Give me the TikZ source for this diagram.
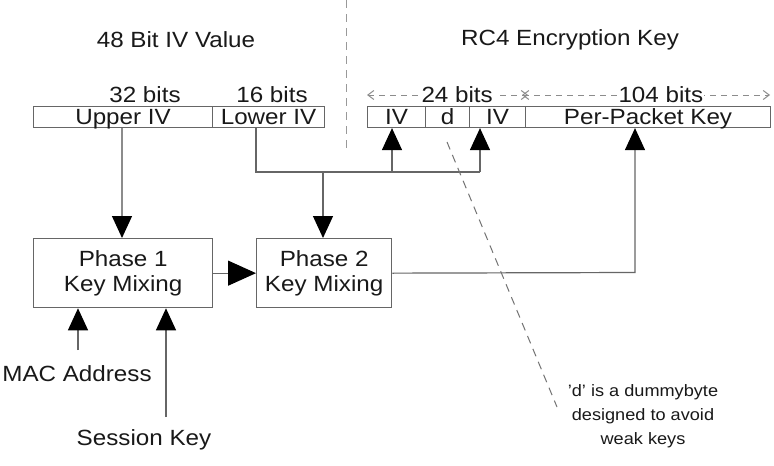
\documentclass[tikz,border=0pt]{standalone}
\usepackage{fontspec}
\setmainfont{Liberation Sans}[FakeStretch=1.1]
\usetikzlibrary{arrows.meta}
\begin{document}
\begin{tikzpicture}[x=1pt,y=-1pt,
  font=\fontsize{22}{25}\selectfont,
  field/.style={draw=black!60, line width=1.1pt, minimum height=21pt, text height=17.5pt, text depth=3.5pt, inner sep=0pt, anchor=north west, text=black!90},
  mixbox/.style={draw=black!60, line width=1.3pt, inner sep=0pt, align=center, anchor=north west, text=black!90},
  conn/.style={draw=black!60, line width=1.2pt},
  bigtip/.style={-{Triangle[length=22pt,width=20pt,fill=black,color=black]}},
  lbl/.style={text=black!90, inner sep=0pt},
  dim/.style={draw=black!45, line width=1pt, dash pattern=on 6pt off 5pt, {Straight Barb[length=6pt,width=9pt]}-{Straight Barb[length=6pt,width=9pt]}},
  note/.style={draw=black!55, line width=1pt, dash pattern=on 8pt off 6pt}
]
\useasboundingbox[fill=white] (0,0) rectangle (774,466);

% titles
\node[lbl] (t48) at (176,40) {48 Bit IV Value};
\node[lbl] (trc4) at (570,40) {RC4 Encryption Key};

% separator
\draw[note, black!40] (346,0) -- (346,150);

% left bar
\node[field, minimum width=179pt] (upper) at (33,106) {Upper IV};
\node[field, minimum width=112pt] (lower) at (212,106) {Lower IV};
\node[lbl] (b32) at (145,95) {32 bits};
\node[lbl] (b16) at (272,95) {16 bits};

% right bar
\node[field, minimum width=58pt] (iv1) at (367,106) {IV};
\node[field, minimum width=44pt] (dd) at (425,106) {d};
\node[field, minimum width=56pt] (iv2) at (469,106) {IV};
\node[field, minimum width=245pt] (ppk) at (525,106) {Per-Packet Key};

% dimension lines
\draw[dim] (367,95) -- (528,95) node[pos=0.56, fill=white, lbl, inner xsep=2pt] (b24) {24 bits};
\draw[dim] (522,95) -- (770,95) node[pos=0.56, fill=white, lbl, inner xsep=1pt] (b104) {104 bits};

% mixing boxes
\node[mixbox, minimum width=179pt, minimum height=69pt] (p1) at (33,238) {Phase 1\\Key Mixing};
\node[mixbox, minimum width=135pt, minimum height=69pt] (p2) at (256,238) {Phase 2\\Key Mixing};

% inputs
\node[lbl] (mac) at (77,374) {MAC Address};
\node[lbl] (sess) at (144,440) {Session Key};
\coordinate (macS) at (78,350);
\coordinate (sessS) at (166,417);

% connectors
\draw[conn, black!45, bigtip] (upper.south -| 122,0) -- (p1.north -| 122,0);
\coordinate (lv) at (256,127);
\coordinate (jn) at (323,172);
\draw[conn] (lv) -- (256,172) -- (480,172);
\draw[conn, bigtip] (392,172) -- (iv1.south -| 392,0);
\draw[conn, bigtip] (480,172) -- (iv2.south -| 480,0);
\draw[conn, bigtip] (jn) -- (p2.north -| jn);
\draw[conn, -{Triangle[length=28pt,width=25pt,fill=black,color=black]}] (p1.east) -- (p2.west);
\draw[conn, bigtip] (p2.east) -- (635,272.5) -- (ppk.south -| 635,0);
\draw[conn, bigtip] (macS) -- (p1.south -| macS);
\draw[conn, bigtip] (sessS) -- (p1.south -| sessS);

% note
\node[lbl, align=center, font=\fontsize{16.5}{24}\selectfont] (nt) at (643,416) {'d' is a dummybyte\\designed to avoid\\weak keys};
\draw[note] (447,142) -- (557,407);
\end{tikzpicture}
\end{document}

◇ ◇ ◇ ◇ ◇

* Task details
From the first line of the listing above, repeat every line through the one holding "(522,95) -- (770,95)". Both ends count, and pictures stay out.

* Answer below
Give me the TikZ source for this diagram.
\documentclass[tikz,border=0pt]{standalone}
\usepackage{fontspec}
\setmainfont{Liberation Sans}[FakeStretch=1.1]
\usetikzlibrary{arrows.meta}
\begin{document}
\begin{tikzpicture}[x=1pt,y=-1pt,
  font=\fontsize{22}{25}\selectfont,
  field/.style={draw=black!60, line width=1.1pt, minimum height=21pt, text height=17.5pt, text depth=3.5pt, inner sep=0pt, anchor=north west, text=black!90},
  mixbox/.style={draw=black!60, line width=1.3pt, inner sep=0pt, align=center, anchor=north west, text=black!90},
  conn/.style={draw=black!60, line width=1.2pt},
  bigtip/.style={-{Triangle[length=22pt,width=20pt,fill=black,color=black]}},
  lbl/.style={text=black!90, inner sep=0pt},
  dim/.style={draw=black!45, line width=1pt, dash pattern=on 6pt off 5pt, {Straight Barb[length=6pt,width=9pt]}-{Straight Barb[length=6pt,width=9pt]}},
  note/.style={draw=black!55, line width=1pt, dash pattern=on 8pt off 6pt}
]
\useasboundingbox[fill=white] (0,0) rectangle (774,466);

% titles
\node[lbl] (t48) at (176,40) {48 Bit IV Value};
\node[lbl] (trc4) at (570,40) {RC4 Encryption Key};

% separator
\draw[note, black!40] (346,0) -- (346,150);

% left bar
\node[field, minimum width=179pt] (upper) at (33,106) {Upper IV};
\node[field, minimum width=112pt] (lower) at (212,106) {Lower IV};
\node[lbl] (b32) at (145,95) {32 bits};
\node[lbl] (b16) at (272,95) {16 bits};

% right bar
\node[field, minimum width=58pt] (iv1) at (367,106) {IV};
\node[field, minimum width=44pt] (dd) at (425,106) {d};
\node[field, minimum width=56pt] (iv2) at (469,106) {IV};
\node[field, minimum width=245pt] (ppk) at (525,106) {Per-Packet Key};

% dimension lines
\draw[dim] (367,95) -- (528,95) node[pos=0.56, fill=white, lbl, inner xsep=2pt] (b24) {24 bits};
\draw[dim] (522,95) -- (770,95) node[pos=0.56, fill=white, lbl, inner xsep=1pt] (b104) {104 bits};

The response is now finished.